The History of 420: From Treasure Map to Global Recognition

The History of 420: From Treasure Map to Global Recognition

Everyone knows 4/20.

It’s on calendars, plastered across promos, and understood without much explanation. Even people who don’t smoke know the number means something.

But the origin? It’s not what most people think. No police codes. No hidden math. No conspiracy-level backstory.

It started with five high school kids, a treasure map, and a very specific time of day.


1971: The Waldos and the Map

Back in 1971, five students at San Rafael High School in San Rafael, later known as the Waldos, caught wind of something interesting. A friend’s brother had been growing cannabis out near Point Reyes.

There was just one problem: He was worried about getting caught.

So, according to the story, he did the logical thing, he handed over a map and gave the group permission to find it. That’s where things start to feel less like a legend and more like a teenage side quest. The Waldos picked a meeting time: 4:20 PM.

Not because it meant anything but because:

  • School was over

  • Sports practice had ended

  • Parents weren’t home yet

It was the perfect window.

They’d meet near a statue of Louis Pasteur on campus, pile into a car, and head out on what they started calling “safaris.” The goal? Find the crop. The result? They never did.


The Code That Stuck

Even though the treasure hunt didn’t pay off, something else did. “420” became their shorthand.

At first, it was just practical:

  • “420?” meant are we going?

  • “420 Louis” meant meet at the spot

But like most inside jokes, it started to evolve. It became less about the map…and more about the routine: Meeting up. Getting out of the usual rhythm. Doing something that felt like theirs

It stayed small. Local. Personal. Until it didn’t.


How 420 Left San Rafael

The turning point came through proximity. One of the Waldos had connections to Phil Lesh of the Grateful Dead. That’s how “420” found its way into a much bigger circle.
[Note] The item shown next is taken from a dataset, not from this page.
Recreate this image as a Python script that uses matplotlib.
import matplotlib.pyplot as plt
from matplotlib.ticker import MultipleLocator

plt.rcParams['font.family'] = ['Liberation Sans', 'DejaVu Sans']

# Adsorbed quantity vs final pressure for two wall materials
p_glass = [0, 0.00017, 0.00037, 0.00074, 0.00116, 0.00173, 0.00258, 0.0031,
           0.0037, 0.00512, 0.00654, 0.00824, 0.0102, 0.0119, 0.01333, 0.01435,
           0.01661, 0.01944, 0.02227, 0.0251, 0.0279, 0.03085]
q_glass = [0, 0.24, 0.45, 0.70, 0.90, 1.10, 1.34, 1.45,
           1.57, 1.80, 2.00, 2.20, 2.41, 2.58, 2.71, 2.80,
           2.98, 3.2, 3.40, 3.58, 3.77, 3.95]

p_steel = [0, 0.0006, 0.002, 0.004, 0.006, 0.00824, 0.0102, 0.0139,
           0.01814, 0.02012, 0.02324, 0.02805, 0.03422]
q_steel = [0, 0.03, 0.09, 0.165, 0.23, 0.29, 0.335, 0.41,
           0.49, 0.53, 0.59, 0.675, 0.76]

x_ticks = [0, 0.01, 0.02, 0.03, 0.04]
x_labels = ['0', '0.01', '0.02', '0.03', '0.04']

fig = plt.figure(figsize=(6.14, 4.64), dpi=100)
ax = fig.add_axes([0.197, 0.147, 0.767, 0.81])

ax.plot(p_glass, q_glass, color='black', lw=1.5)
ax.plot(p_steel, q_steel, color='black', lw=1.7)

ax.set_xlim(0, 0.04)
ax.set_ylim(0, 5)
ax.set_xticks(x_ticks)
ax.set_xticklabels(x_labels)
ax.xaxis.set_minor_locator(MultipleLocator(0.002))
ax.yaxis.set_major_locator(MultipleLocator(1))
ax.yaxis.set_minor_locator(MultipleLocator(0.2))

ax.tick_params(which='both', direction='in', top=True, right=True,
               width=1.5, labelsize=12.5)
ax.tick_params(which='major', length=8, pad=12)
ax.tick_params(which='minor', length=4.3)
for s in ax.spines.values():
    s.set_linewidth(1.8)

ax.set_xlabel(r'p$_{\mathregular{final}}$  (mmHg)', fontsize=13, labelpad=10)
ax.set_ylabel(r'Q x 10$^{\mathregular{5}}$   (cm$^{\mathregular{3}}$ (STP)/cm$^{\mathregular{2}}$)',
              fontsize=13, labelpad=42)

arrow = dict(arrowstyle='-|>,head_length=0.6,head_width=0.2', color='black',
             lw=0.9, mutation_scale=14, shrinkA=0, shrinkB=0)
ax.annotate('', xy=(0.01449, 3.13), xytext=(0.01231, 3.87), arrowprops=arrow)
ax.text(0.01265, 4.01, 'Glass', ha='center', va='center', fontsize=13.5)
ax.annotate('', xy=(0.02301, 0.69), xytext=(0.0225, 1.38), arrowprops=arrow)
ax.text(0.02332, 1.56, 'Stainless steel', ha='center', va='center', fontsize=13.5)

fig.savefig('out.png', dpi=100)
From there, roadie crews picked it up. Fans (Deadheads) spread it, and the phrase traveled with the band. What started as a private code became shared language.

Still underground, but no longer contained.
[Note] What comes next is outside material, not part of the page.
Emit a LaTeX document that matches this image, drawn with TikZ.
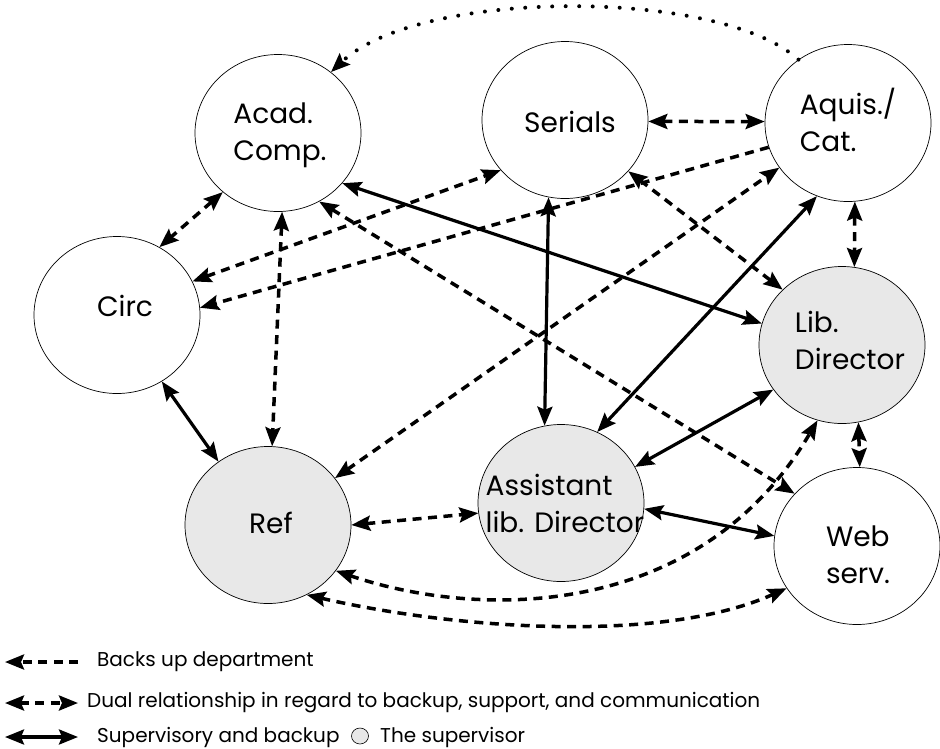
\documentclass[tikz,border=0pt]{standalone}
\usepackage{fontspec}
\setmainfont{Poppins}
\usetikzlibrary{arrows.meta,shapes.geometric}
\begin{document}
\begin{tikzpicture}[x=1pt,y=-1pt,
  dept/.style={ellipse, draw, line width=0.7pt, minimum width=166pt, minimum height=157pt, inner sep=0pt},
  supbox/.style={dept, fill=black!9},
  lbl/.style={font=\fontsize{28}{37}\selectfont, align=left, inner sep=0pt},
  legtxt/.style={font=\fontsize{20}{24}\selectfont, inner sep=0pt, anchor=west},
  dual/.style={line width=3.5pt, dash pattern=on 9pt off 6.5pt, {Stealth[length=19pt,width=15pt,inset=3pt]}-{Stealth[length=19pt,width=15pt,inset=3pt]}},
  back/.style={line width=3.5pt, dash pattern=on 9pt off 6.5pt, -{Stealth[length=19pt,width=15pt,inset=3pt]}},
  sol/.style={line width=3.2pt, {Stealth[length=19pt,width=15pt,inset=3pt]}-{Stealth[length=19pt,width=15pt,inset=3pt]}},
  dotarc/.style={line width=4pt, line cap=round, dash pattern=on 0pt off 13.5pt, -{Stealth[length=19pt,width=15pt,inset=3pt]}}
]
\useasboundingbox (0,0) rectangle (940,748);
\fill[white] (0,0) rectangle (940,748);

% departments
\node[dept] (acad) at (278,133) {};
\node[dept] (ser) at (565,120) {};
\node[dept] (aq) at (848,123) {};
\node[dept] (circ) at (117,315) {};
\node[supbox] (lib) at (842,345) {};
\node[supbox] (ref) at (268,525) {};
\node[supbox] (asst) at (561,503) {};
\node[dept] (web) at (857,546) {};

% labels
\node[lbl] (acadt) at (280,135) {Acad.\\Comp.};
\node[lbl] (sert) at (570,122) {Serials};
\node[lbl] (aqt) at (848,120) {Aquis./\\Cat.};
\node[lbl] (circt) at (125,306) {Circ};
\node[lbl] (libt) at (850,340) {Lib.\\Director};
\node[lbl] (reft) at (271,523) {Ref};
\node[lbl] (asstt) at (565,503) {Assistant\\lib. Director};
\node[lbl] (webt) at (858,555) {Web\\serv.};

% connectors
\draw[dotarc] (aq.128) .. controls (720,-12) and (420,-12) .. (acad.49);
\draw[dual] (ser.-1) -- (aq.179);
\draw[dual] (acad.-133) -- (circ.58);
\draw[dual] (acad.-87) -- (ref.87);
\draw[sol] (circ.-56) -- (ref.128);
\draw[dual] (circ.24) -- (ser.-142);
\draw[back] (aq.-163) -- (circ.5);
\draw[dual] (ref.35) -- (aq.-147);
\draw[sol] (acad.-38) -- (lib.165);
\draw[dual] (acad.-59) -- (web.140);
\draw[sol] (ser.-102) -- (asst.102);
\draw[dual] (ser.-39) -- (lib.137);
\draw[sol] (aq.-113) -- (asst.63);
\draw[dual] (aq.-85) -- (lib.81);
\draw[sol] (lib.-147) -- (asst.26);
\draw[sol] (asst.-4) -- (web.173);
\draw[dual] (ref.0) -- (asst.-173);
\draw[dual] (ref.-34) .. controls (480,620) and (700,620) .. (lib.-108);
\draw[dual] (ref.-61) .. controls (450,628) and (660,645) .. (web.-149);
\draw[dual] (lib.-78) -- (web.88);

% legend
\coordinate (l1a) at (5,662); \coordinate (l1b) at (78,662);
\coordinate (l2a) at (5,703); \coordinate (l2b) at (78,703);
\coordinate (l3a) at (5,737); \coordinate (l3b) at (78,737);
\draw[back] (l1b) -- (l1a);
\draw[dual] (l2a) -- (l2b);
\draw[sol] (l3a) -- (l3b);
\node[legtxt] (lt1) at (97,662) {Backs up department};
\node[legtxt] (lt2) at (87,703) {Dual relationship in regard to backup, support, and communication};
\node[legtxt] (lt3) at (97,737) {Supervisory and backup};
\node[ellipse, draw, line width=0.6pt, fill=black!9, minimum width=17pt, minimum height=16pt, inner sep=0pt] (legc) at (360,736) {};
\node[legtxt] (lt4) at (380,737) {The supervisor};
\end{tikzpicture}
\end{document}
1990: The Flyer That Made It a Date

Fast forward to December 28, 1990. A group of Deadheads handed out flyers in Oakland. The message was simple: Meet on April 20 at 4:20 PM. No long explanation. No branding. Just a coordinated moment. One of those flyers landed in the hands of Steve Bloom from High Times. And that’s when everything shifted.
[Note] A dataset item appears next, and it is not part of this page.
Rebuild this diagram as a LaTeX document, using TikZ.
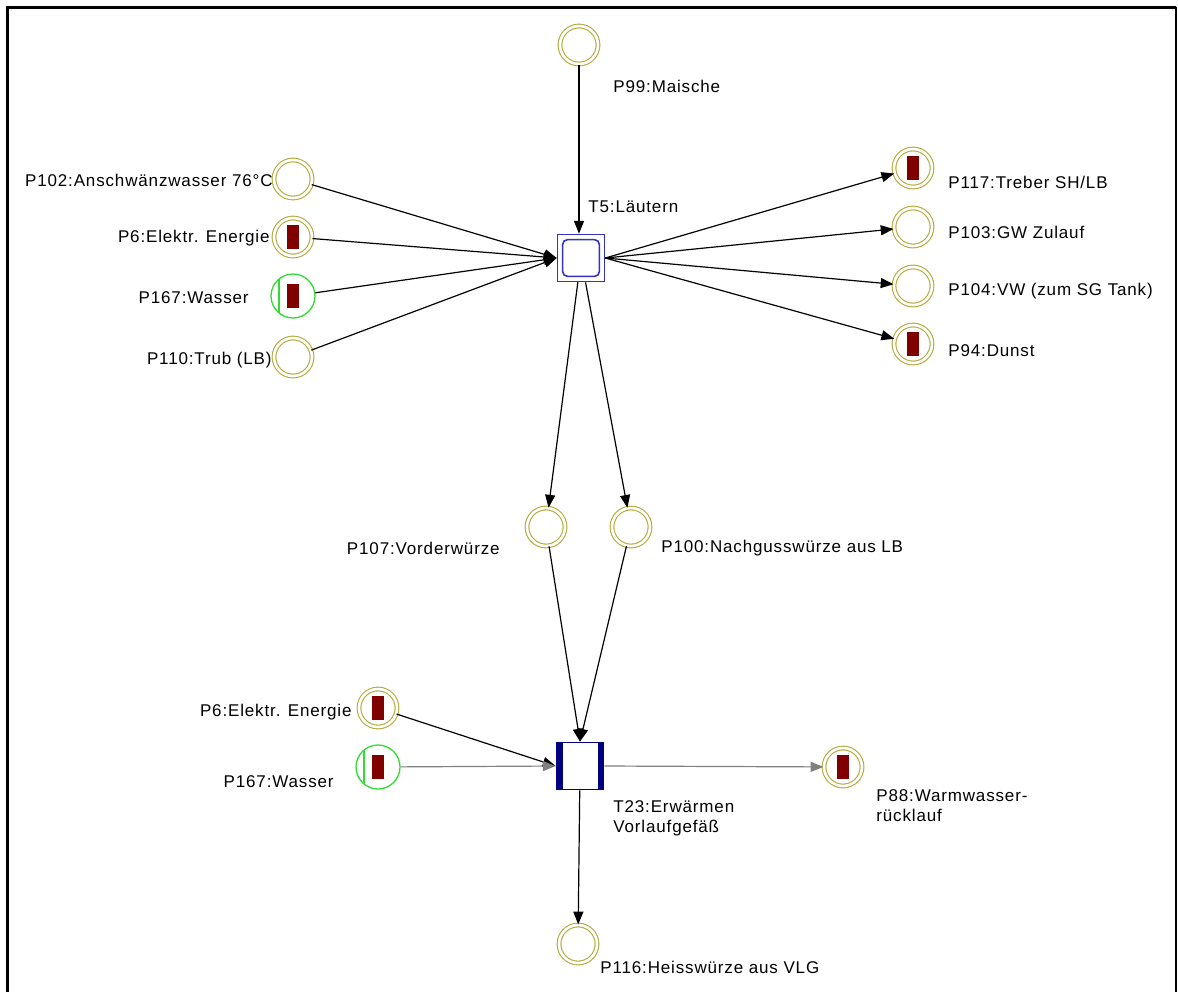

Once High Times published the concept, “420” spread nationally. April 20 became the unofficial cannabis holiday and the meaning became widely understood

By 1998, the Waldos were officially credited as the origin. At that point, it didn’t belong to a group anymore. It belonged to anyone who got it.


The Myths

Let’s clear a few things up. There is a lot of confusion surrounding the lore of 420.

One of these is that it was a police code for marijuana. This came about because High Times originally posted about 420 1991, where they stated it was slang for the police, but later confirmed this was an error. Some even say it is related to Adolf Hitler’s birthday or hidden meanings in songs or math. None of those hold up. 


The real story is simpler, and more believable:

 A group of teenagers picked a time, followed a map, and created a habit.